System Architecture

This document provides a high-level overview of the automated sentry turret's architecture. The system is best understood as a classic "Brains" vs. "Brawn" model, where a powerful host computer handles complex processing and a dedicated microcontroller manages real-time hardware control.

Core Components

The system is composed of three main parts:

1. The Host System (The "Brains"): A Python application responsible for detecting, identifying, and tracking targets. It runs on a standard computer connected to a Luxonis OAK-D camera.
2. The Control System (The "Brawn"): A C++ application running on an ESP32 microcontroller. It is responsible for the physical movement of the turret, firing the water pump, and processing sensor data.
3. The Physical Turret: The 3D-printed pan/tilt mechanism, stepper motors, water pump, and nozzle.

System Diagram

+------------------------+          (Serial)          +-----------------------+
|    Host System (PC)    |                            |  Control System (ESP32) |
|------------------------|                            |-----------------------|
| - Python 3             |<-------------------------->| - C++ Firmware        |
| - `depthai` for CV     |                            | - Stepper Motor Control |
| - `sqlite-vec` for ID  |       (Target Coords)      | - Water Pump Control  |
| - Target Selection     |                            | - Radar Sensor Input  |
+------------------------+                            +-----------------------+
             |                                                     |
             | (Camera Feed)                                       | (PWM/Step/Dir Signals)
             |                                                     |
+------------------------+                            +-----------------------+
| Luxonis OAK-D Camera   |                            |   Physical Turret     |
+------------------------+                            +-----------------------+

Workflow: From Detection to Firing

1. Perception: The cvTargetAssist.py script on the host system initializes the OAK-D camera and its depthai pipeline. The pipeline's neural network processes the video feed to detect human poses.

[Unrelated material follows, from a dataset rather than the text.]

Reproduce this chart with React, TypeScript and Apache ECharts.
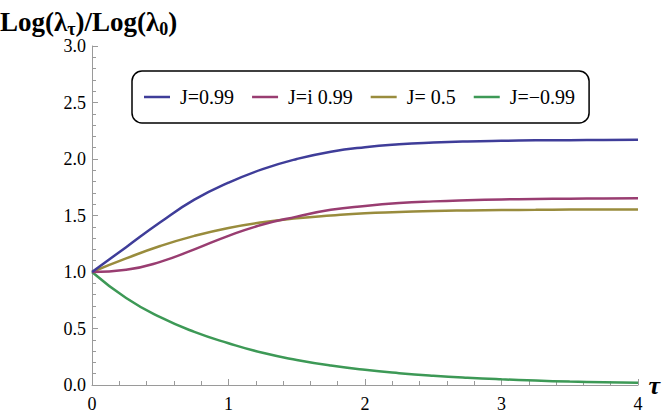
import React, { useEffect, useRef } from "react";
import * as echarts from "echarts";

const tau = [0, 0.25, 0.5, 0.75, 1, 1.25, 1.5, 1.75, 2, 2.25, 2.5, 2.75, 3, 3.25, 3.5, 3.75, 4];
const seriesNames = ["J=0.99", "J=i 0.99", "J= 0.5", "J=\u22120.99"];
const blue = [1.0, 1.22, 1.44, 1.64, 1.79, 1.91, 2.0, 2.065, 2.105, 2.13, 2.145, 2.155, 2.161, 2.165, 2.167, 2.169, 2.17];
const purple = [1.0, 1.02, 1.09, 1.2, 1.32, 1.42, 1.49, 1.55, 1.585, 1.61, 1.625, 1.635, 1.642, 1.646, 1.649, 1.651, 1.652];
const olive = [1.0, 1.12, 1.23, 1.32, 1.39, 1.44, 1.475, 1.5, 1.52, 1.53, 1.54, 1.545, 1.548, 1.55, 1.552, 1.553, 1.554];
const green = [1.0, 0.77, 0.6, 0.47, 0.37, 0.285, 0.222, 0.172, 0.134, 0.105, 0.082, 0.064, 0.05, 0.039, 0.03, 0.024, 0.019];
const colors = ["#3f3d99", "#993d71", "#998c3d", "#3d9956"];
const yTicks = [0, 0.5, 1.0, 1.5, 2.0, 2.5, 3.0];
const xTicks = [0, 1, 2, 3, 4];

const allValues = [blue, purple, olive, green];

export default function App() {
  const ref = useRef<HTMLDivElement>(null);
  useEffect(() => {
    if (!ref.current) return;
    const chart = echarts.init(ref.current, undefined, { renderer: "svg" });
    const serif = "Liberation Serif";
    const regSerif = "Liberation Serif, DejaVu Serif, serif";
    const axisColor = "#9a9a9a";
    chart.setOption({
      animation: false,
      color: colors,
      title: {
        text: "{a|Log(\u03bb}{s|\u03c4}{a|)/Log(\u03bb}{s|0}{a|)}",
        left: 0,
        top: 3,
        padding: 0,
        textStyle: {
          rich: {
            a: { fontFamily: serif, fontWeight: "bold", fontSize: 27, color: "#000", lineHeight: 32, verticalAlign: "bottom" },
            s: { fontFamily: serif, fontWeight: "bold", fontSize: 18, color: "#000", lineHeight: 32, verticalAlign: "bottom", padding: [0, 0, -3, 0] },
          },
        },
      },
      legend: {
        left: 132,
        top: 71,
        orient: "horizontal",
        padding: [15, 14, 15, 12],
        itemGap: 18,
        itemWidth: 26,
        itemHeight: 2.5,
        icon: "rect",
        borderColor: "#000",
        borderWidth: 1.5,
        borderRadius: 10,
        textStyle: { fontFamily: regSerif, fontSize: 20, color: "#000", padding: [0, 0, 0, 5], lineHeight: 22 },
        data: seriesNames,
      },
      grid: { left: 92, right: 26, top: 46, bottom: 30, containLabel: false },
      xAxis: {
        type: "value",
        min: xTicks[0],
        max: xTicks[xTicks.length - 1],
        interval: 1,
        name: "\u03c4",
        nameLocation: "end",
        nameGap: 6,
        nameTextStyle: { fontFamily: serif, fontSize: 26, fontWeight: "bold", fontStyle: "italic", color: "#000", verticalAlign: "middle" },
        axisLine: { show: true, onZero: false, lineStyle: { color: axisColor, width: 1 } },
        axisTick: { show: true, inside: true, length: 6, lineStyle: { color: axisColor } },
        minorTick: { show: true, splitNumber: 5, length: 4, lineStyle: { color: axisColor } },
        axisLabel: { fontFamily: regSerif, fontSize: 18, color: "#000", margin: 10 },
        splitLine: { show: false },
      },
      yAxis: {
        type: "value",
        min: yTicks[0],
        max: yTicks[yTicks.length - 1],
        interval: 0.5,
        axisLine: { show: true, lineStyle: { color: axisColor, width: 1 } },
        axisTick: { show: true, inside: true, length: 6, lineStyle: { color: axisColor } },
        minorTick: { show: true, splitNumber: 5, length: 4, lineStyle: { color: axisColor } },
        axisLabel: { fontFamily: regSerif, fontSize: 18, color: "#000", margin: 6, formatter: (v: number) => v.toFixed(1) },
        splitLine: { show: false },
      },
      series: allValues.map((vals, i) => ({
        name: seriesNames[i],
        type: "line",
        smooth: 0.5,
        symbol: "none",
        showSymbol: false,
        lineStyle: { width: 2.5, color: colors[i] },
        itemStyle: { color: colors[i] },
        data: tau.map((t, k) => [t, vals[k]]),
        z: 4 - i,
      })),
    });
    return () => chart.dispose();
  }, []);
  return <div ref={ref} style={{ width: 664, height: 415, position: "absolute", left: 0, top: 0 }} />;
}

2. Identification & Tracking: When a person is detected, the system extracts a feature vector (embedding) from the image. This vector is compared against a sqlite-vec database to determine if the person has been seen before. The system maintains a list of current targets and their 3D positions relative to the camera.

3. Target Selection: The host system selects a primary target from the list of candidates.

4. Communication: The 3D coordinates of the selected target are serialized into a custom binary format and sent to the ESP32 over a USB serial connection.

5. Command Reception: The ESP32 firmware continuously listens for incoming serial data. When it receives a valid target coordinate message, it enqueues a command to aim the turret.

6. Ballistic Calculation: The firmware takes the target's (x, y, z) coordinates and calculates the required pan and tilt angles to hit it. This involves a numerical approximation to account for the ballistic trajectory (gravity's effect on the water stream).

7. Execution: The firmware's control loop executes the aiming command, driving the stepper motors to the calculated angles. Once aimed, it can execute a FIRE command to activate the water pump for a set duration.

8. Independent Operation: If no commands are received from the host system, the ESP32 can operate in a fallback mode using an LD2450 radar sensor to detect nearby motion and engage targets.

This separation of concerns allows each component to do what it does best. The host system handles computationally intensive vision processing, while the microcontroller provides the reliable, low-latency, real-time control required for precise physical movement.